Balance Sheet Review:
The Companys balance sheet size increased to Rs 1729.63 Lakhs, as compared
with Rs 1219.41 Lakhs during the preceding fiscal year owing to an increase
in inventories and sundry debtors.
Share Capital:
The Companys total paid-up share capital increased to Rs 6,97,29,660.00
during the FY 2009-10 from Rs.6,96,80,160.00. The increase in paid up
capital of the company is on account of amount received against unpaid
calls. Each equity share of the Company possessed a paid-up value of Rs.
10/-.
Reserves & Surplus:
The profit after tax during the year was Rs. 32.77 Lakhs; the entire profit
was ploughed back into the business. The Companys reserves stood at Rs
465.55 Lakhs as on March 31, 2010 against Rs. 432.77 Lakhs in the preceding
year.
Secured & Unsecured Loans:
The Companys total borrowings increased from Rs 56.56 Lakhs in FY 2008-9
to Rs 533.24 Lakhs in FY 2009-10. There being no unsecured loans during the
year, secured loans only formed a part of the total borrowings.
Internal Control Systems:
The Company has in place adequate internal control systems and procedures
commensurate with the size and nature of its business.
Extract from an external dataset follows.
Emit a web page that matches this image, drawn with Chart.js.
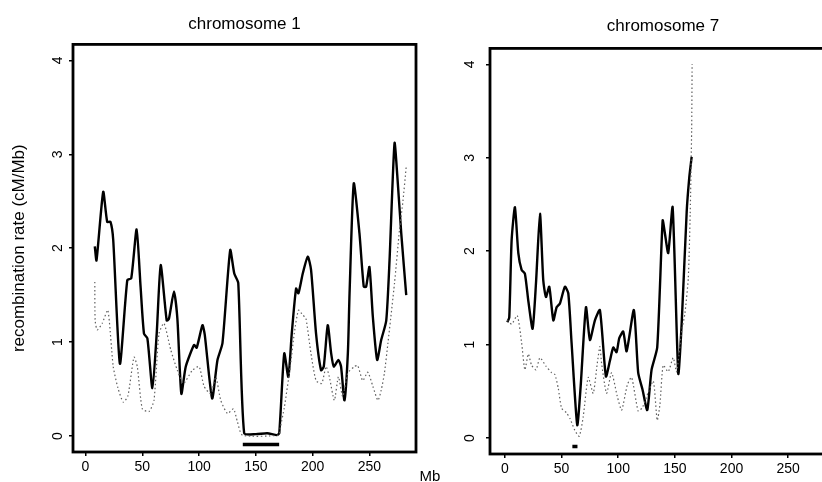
<!DOCTYPE html>
<html>
<head>
<meta charset="utf-8">
<script src="https://cdn.jsdelivr.net/npm/chart.js@4.4.1/dist/chart.umd.min.js"></script>
<style>
  html, body { margin: 0; padding: 0; background: #fff; overflow: hidden; width: 822px; height: 482px; }
  canvas { position: absolute; top: 0; }
  #chr1 { left: 0; }
  #chr7 { left: 420px; }
</style>
</head>
<body>
<canvas id="chr1" width="420" height="482"></canvas>
<canvas id="chr7" width="420" height="482"></canvas>
<script>
// tick labels
const mbTicks = [0, 50, 100, 150, 200, 250]
const rateTicks = [0, 1, 2, 3, 4]

// chromosome 1, solid line
const chr1SolidMb = [8.2, 9.7, 15.6, 19.1, 22, 24.4, 30.3, 36.8, 40.3, 45, 48.5, 51.5, 54.5, 58.9, 62.7, 66.2, 71.5, 73.5, 77.9, 80.9,
  84.4, 88.3, 95.6, 97.9, 103, 105, 111.5, 116.2, 120.6, 127.4, 131, 134.5, 139.7, 150, 160, 168.6, 170.6, 175, 178.6, 181.6,
  185.4, 187.5, 191.3, 195.7, 198.6, 203, 207.4, 209.8, 213.3, 216.3, 218.6, 222.7, 225, 228, 231, 232.5, 236.2, 241.2, 245, 247.1,
  250, 253, 256.8, 260.3, 264.8, 267.7, 272.1, 275, 278, 282.4]
const chr1SolidRate = [2.02, 1.87, 2.60, 2.28, 2.28, 2.09, 0.77, 1.66, 1.68, 2.20, 1.59, 1.09, 1.04, 0.51, 1.09, 1.82, 1.23, 1.25, 1.54, 1.25,
  0.45, 0.74, 0.97, 0.94, 1.18, 1.08, 0.40, 0.81, 0.99, 1.98, 1.73, 1.63, 0.03, 0.02, 0.03, 0.01, 0.03, 0.88, 0.63, 1.09,
  1.57, 1.52, 1.73, 1.91, 1.77, 1.09, 0.70, 0.74, 1.18, 0.88, 0.74, 0.81, 0.74, 0.38, 0.88, 1.52, 2.69, 2.16, 1.59, 1.59,
  1.80, 1.27, 0.81, 1.02, 1.23, 1.87, 3.12, 2.69, 2.16, 1.50]

// chromosome 1, dotted line
const chr1DottedMb = [8.2, 8.5, 10.3, 14.7, 19.7, 24.4, 28.6, 33.3, 37.4, 42.7, 45.6, 50, 55.9, 60.3, 64.7, 69.1, 75, 80.9, 86.2, 94.1,
  100, 104.4, 110.3, 114.7, 119.1, 125, 130.3, 133.8, 138.2, 170, 171.5, 175, 180.3, 183.8, 187.5, 191.2, 194.1, 198.5, 203, 208,
  211.8, 214.7, 219.1, 222.7, 226.5, 231, 236.8, 239.7, 244.1, 248.5, 253, 257.5, 260.4, 263.2, 266.3, 272.1, 276.5, 279.5, 282.4]
const chr1DottedRate = [1.64, 1.23, 1.13, 1.20, 1.34, 0.74, 0.51, 0.36, 0.43, 0.84, 0.74, 0.29, 0.26, 0.38, 1.09, 1.20, 0.92, 0.70, 0.56, 0.70,
  0.74, 0.53, 0.45, 0.63, 0.38, 0.24, 0.29, 0.15, 0.01, 0.01, 0.09, 0.30, 0.74, 1.09, 1.34, 1.29, 1.25, 0.88, 0.59, 0.56,
  0.74, 0.63, 0.38, 0.63, 0.42, 0.67, 0.74, 0.75, 0.59, 0.68, 0.53, 0.38, 0.49, 0.67, 0.99, 1.63, 2.20, 2.50, 2.87]

// chromosome 1, centromere bar
const chr1BandMb = [138.5, 170.5]
const chr1BandRate = [-0.09, -0.09]

// chromosome 7, solid line
const chr7SolidMb = [2.1, 3.8, 5.9, 8.8, 11.8, 14.7, 17.6, 20.6, 24.4, 27.4, 30.9, 33.8, 36.2, 39.1, 42.7, 45.6, 48.5, 52.9, 55.9, 58.8,
  63.8, 66.8, 71.5, 75, 79.4, 83.8, 89.1, 92.7, 95.6, 98.5, 100.9, 104.4, 107.4, 113.8, 117.6, 121.4, 125.6, 129.4, 134.4, 139.2,
  141.2, 144.1, 148, 153, 156, 160.4, 162.7, 164.8]
const chr7SolidRate = [1.24, 1.29, 2.12, 2.47, 1.98, 1.80, 1.76, 1.47, 1.17, 1.66, 2.40, 1.69, 1.51, 1.62, 1.26, 1.40, 1.44, 1.62, 1.55, 1.02,
  0.14, 0.55, 1.40, 1.05, 1.26, 1.37, 0.66, 0.83, 0.97, 0.92, 1.07, 1.14, 0.93, 1.37, 0.70, 0.52, 0.30, 0.73, 0.97, 2.33,
  2.19, 1.98, 2.47, 0.69, 1.23, 2.42, 2.79, 3.01]

// chromosome 7, dotted line
const chr7DottedMb = [2.1, 5.9, 10.9, 14.7, 17.6, 20.6, 23.5, 27.4, 30.9, 36.2, 41.2, 44.1, 47.1, 50, 54.4, 57.4, 61.8, 65.6, 69.1, 73.5,
  77.9, 81.5, 83.8, 85.3, 89.7, 94.1, 99.1, 103, 108, 111.8, 117.6, 121.4, 126.5, 131, 134.4, 136.8, 139.7, 144.1, 148.5, 151.5,
  155.9, 158.8, 161.8, 163.5, 164.8, 165.2]
const chr7DottedRate = [1.26, 1.22, 1.31, 1.02, 0.73, 0.90, 0.78, 0.73, 0.86, 0.77, 0.70, 0.68, 0.53, 0.32, 0.27, 0.21, 0.08, 0.02, 0.23, 0.65,
  0.48, 0.80, 0.98, 0.80, 0.48, 0.70, 0.45, 0.30, 0.57, 0.65, 0.29, 0.33, 0.49, 0.61, 0.19, 0.36, 0.78, 0.71, 0.86, 0.71,
  1.14, 1.33, 1.71, 2.40, 3.30, 4.00]

// chromosome 7, centromere bar
const chr7BandMb = [59.5, 64]
const chr7BandRate = [-0.09, -0.09]

const FONT = "'Liberation Sans', Arial, Helvetica, sans-serif"
Chart.defaults.font.family = FONT
Chart.defaults.color = "#000"

const pts = (xs, ys) => xs.map((x, i) => ({ x: x, y: ys[i] }))

const framePlugin = {
  id: "frame",
  afterDraw(chart) {
    const { ctx, chartArea: a } = chart
    ctx.save()
    ctx.strokeStyle = "#000"
    ctx.lineWidth = 2.8
    ctx.strokeRect(a.left, a.top, a.right - a.left, a.bottom - a.top)
    ctx.restore()
  }
}

const mbLabelPlugin = {
  id: "mbLabel",
  afterDraw(chart) {
    const ctx = chart.ctx
    ctx.save()
    ctx.fillStyle = "#000"
    ctx.font = "15px " + FONT
    ctx.textAlign = "center"
    ctx.textBaseline = "middle"
    ctx.fillText("Mb", chart.chartArea.left - 60, 477)
    ctx.restore()
  }
}

function makeChart(id, cfg) {
  return new Chart(document.getElementById(id), {
    type: "line",
    data: {
      datasets: [
        {
          data: pts(cfg.dottedMb, cfg.dottedRate),
          borderColor: "#5f5f5f",
          borderWidth: 1.2,
          borderDash: [1.5, 2.5],
          pointRadius: 0,
          tension: 0.2
        },
        {
          data: pts(cfg.solidMb, cfg.solidRate),
          borderColor: "#000",
          borderWidth: 2.4,
          pointRadius: 0,
          tension: 0.2
        },
        {
          data: pts(cfg.bandMb, cfg.bandRate),
          borderColor: "#000",
          borderWidth: 3.5,
          pointRadius: 0
        }
      ]
    },
    options: {
      responsive: false,
      animation: false,
      layout: { padding: { left: 0, right: 4, top: 0, bottom: 0 } },
      plugins: {
        legend: { display: false },
        tooltip: { enabled: false },
        title: {
          display: true,
          text: cfg.title,
          fullSize: false,
          color: "#000",
          font: { size: 17, weight: "normal" },
          padding: cfg.titlePad
        }
      },
      scales: {
        x: {
          type: "linear",
          min: cfg.xMin,
          max: cfg.xMax,
          afterBuildTicks: s => { s.ticks = mbTicks.map(v => ({ value: v })) },
          afterFit: s => { s.height = cfg.xAxisHeight },
          border: { display: false },
          grid: { drawOnChartArea: false, drawTicks: true, tickLength: 4, color: "#000", lineWidth: 1.5 },
          ticks: { color: "#000", font: { size: 14 }, padding: 3, maxRotation: 0 }
        },
        y: {
          min: -0.17,
          max: 4.17,
          afterBuildTicks: s => { s.ticks = rateTicks.map(v => ({ value: v })) },
          afterFit: s => { s.width = cfg.yAxisWidth },
          border: { display: false },
          grid: { drawOnChartArea: false, drawTicks: true, tickLength: 4, color: "#000", lineWidth: 1.5 },
          ticks: { color: "#000", font: { size: 14 }, padding: cfg.yTickPad, minRotation: 90, maxRotation: 90, crossAlign: "center" },
          title: {
            display: cfg.yTitle,
            text: "recombination rate (cM/Mb)",
            color: "#000",
            font: { size: 17 },
            padding: { top: 9, bottom: 0 }
          }
        }
      }
    },
    plugins: cfg.plugins
  })
}

makeChart("chr1", {
  title: "chromosome 1",
  solidMb: chr1SolidMb, solidRate: chr1SolidRate,
  dottedMb: chr1DottedMb, dottedRate: chr1DottedRate,
  bandMb: chr1BandMb, bandRate: chr1BandRate,
  xMin: -11, xMax: 291,
  titlePad: { top: 14, bottom: 10 },
  xAxisHeight: 30,
  yAxisWidth: 73,
  yTickPad: 7,
  yTitle: true,
  plugins: [framePlugin]
})

makeChart("chr7", {
  title: "chromosome 7",
  solidMb: chr7SolidMb, solidRate: chr7SolidRate,
  dottedMb: chr7DottedMb, dottedRate: chr7DottedRate,
  bandMb: chr7BandMb, bandRate: chr7BandRate,
  xMin: -13.2, xMax: 292.2,
  titlePad: { top: 16, bottom: 12 },
  xAxisHeight: 28,
  yAxisWidth: 70,
  yTickPad: 12,
  yTitle: false,
  plugins: [framePlugin, mbLabelPlugin]
})
</script>
</body>
</html>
The objective of the
internal control system is to bring a systematic, disciplined approach to
evaluate and improve the effectiveness of risk management, control and
governance processes. The effectiveness of the internal controls is
continuously monitored by the Corporate Audit Division of the Company,
Safety and Environment Risk:
In the developed world, industries have been facing rising environmental
costs due to the increased concerns on Global Warming. It is, therefore, a
challenge and responsibility for the Steel industry to be the trustee in
conservation of nature for future generations. We have developed Safety
programme to ensure Safety of our employees.
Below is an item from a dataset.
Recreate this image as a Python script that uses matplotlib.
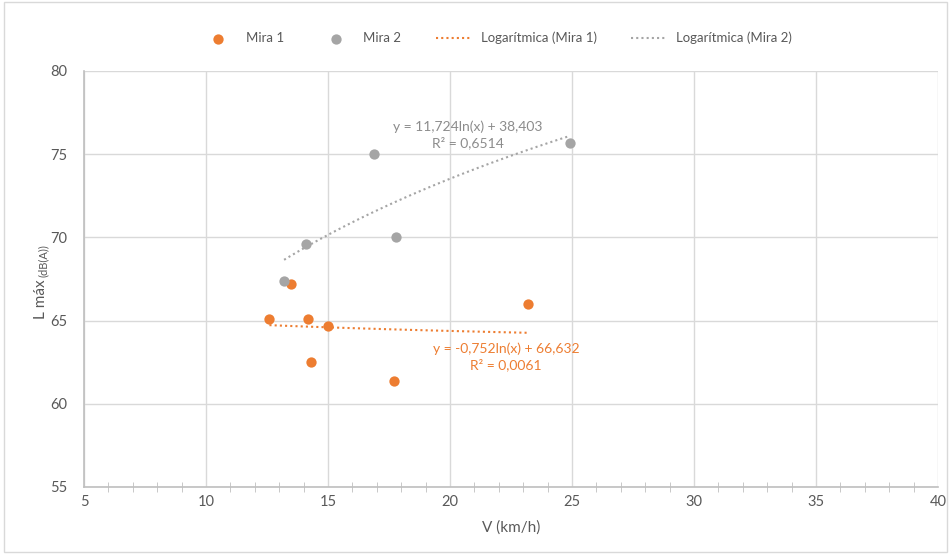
import matplotlib.pyplot as plt
import numpy as np
from matplotlib.ticker import MultipleLocator

plt.rcParams['font.family'] = ['Lato', 'DejaVu Sans']

# data
mira1_v = [12.6, 13.5, 14.2, 14.3, 15.0, 17.7, 23.2]
mira1_l = [65.1, 67.2, 65.1, 62.5, 64.7, 61.4, 66.0]
mira2_v = [13.2, 14.1, 16.9, 17.8, 24.9]
mira2_l = [67.4, 69.6, 75.0, 70.0, 75.7]

# trendline coefficients as printed on the chart: y = a*ln(x) + b
trend1 = (-0.752, 66.632)
trend2 = (11.724, 38.403)
eq1 = 'y = -0,752ln(x) + 66,632\nR² = 0,0061'
eq2 = 'y = 11,724ln(x) + 38,403\nR² = 0,6514'

orange = '#ED7D31'
grey = '#A5A5A5'
txt = '#595959'

fig = plt.figure(figsize=(9.51, 5.54), dpi=100)
ax = fig.add_axes([84 / 951, 67 / 554, 854 / 951, 416 / 554])

ax.scatter(mira1_v, mira1_l, s=55, color=orange, label='Mira 1', zorder=3, linewidths=0)
ax.scatter(mira2_v, mira2_l, s=55, color=grey, label='Mira 2', zorder=3, linewidths=0)

x1 = np.linspace(min(mira1_v), max(mira1_v), 100)
x2 = np.linspace(min(mira2_v), max(mira2_v), 100)
ax.plot(x1, trend1[0] * np.log(x1) + trend1[1], color=orange, linestyle=(0, (1, 1.5)),
        linewidth=1.5, label='Logarítmica (Mira 1)', zorder=2)
ax.plot(x2, trend2[0] * np.log(x2) + trend2[1], color=grey, linestyle=(0, (1, 1.5)),
        linewidth=1.5, label='Logarítmica (Mira 2)', zorder=2)

ax.text(20.74, 76.15, eq2, color='#8c8c8c', fontsize=10, ha='center', va='center',
        linespacing=1.3)
ax.text(22.3, 62.8, eq1, color=orange, fontsize=10, ha='center', va='center',
        linespacing=1.3)

ax.set_xlim(5, 40)
ax.set_ylim(55, 80)
ax.xaxis.set_major_locator(MultipleLocator(5))
ax.xaxis.set_minor_locator(MultipleLocator(1))
ax.yaxis.set_major_locator(MultipleLocator(5))
ax.grid(True, which='major', color='#d9d9d9', linewidth=1)
ax.set_axisbelow(True)
for s in ['top', 'right']:
    ax.spines[s].set_visible(False)
for s in ['left', 'bottom']:
    ax.spines[s].set_color('#bfbfbf')
    ax.spines[s].set_linewidth(1.2)
ax.tick_params(axis='x', which='both', direction='inout', colors='#bfbfbf',
               labelcolor=txt, labelsize=10.5, pad=6)
ax.tick_params(axis='x', which='major', length=0)
ax.tick_params(axis='x', which='minor', length=7)
ax.tick_params(axis='y', length=0, labelcolor=txt, labelsize=10.5, pad=12)

ax.set_xlabel('V (km/h)', color=txt, fontsize=11, labelpad=8)
# y label: "L máx" with a smaller "(dB(A))" above it
fig.text(41 / 951, 1 - 319 / 554, 'L máx', rotation=90, color=txt, fontsize=11,
         ha='center', va='bottom')
fig.text(43 / 951, 1 - 277 / 554, '(dB(A))', rotation=90, color=txt, fontsize=8,
         ha='center', va='bottom')

fig.legend(loc='center', bbox_to_anchor=(0.522, 1 - 38 / 554), ncol=4, frameon=False,
           fontsize=9.5, labelcolor=txt, handlelength=2.6, handletextpad=0.8,
           columnspacing=2.6)

fig.patches.append(plt.Rectangle((0.004, 0.004), 0.992, 0.992, transform=fig.transFigure,
                                 fill=False, edgecolor='#d9d9d9', linewidth=1))

plt.savefig('out.png', dpi=100)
Human Resource Management and Industrial Relations:
Industrial relations remain cordial all over the year. The Company is
providing continuous training to its employees for better utilization of
its human resources.
Cautionary Statement:
Statements in the Management Discussion and Analysis describing the
Companys objectives, projections, estimates, expectations may be forward-
looking statements within the meaning of applicable securities laws and
regulations. Actual results could differ materially from those expressed or
implied. Important factors that could make a difference to the Companys
operations include economic conditions affecting demand/supply and price
conditions in the domestic and overseas markets in which the Company
operates, changes in the Government regulations, tax laws and other
statutes and incidental factors. Market data and product information
contained in this report is gathered from published and unpublished reports
and their accuracy cannot be assured.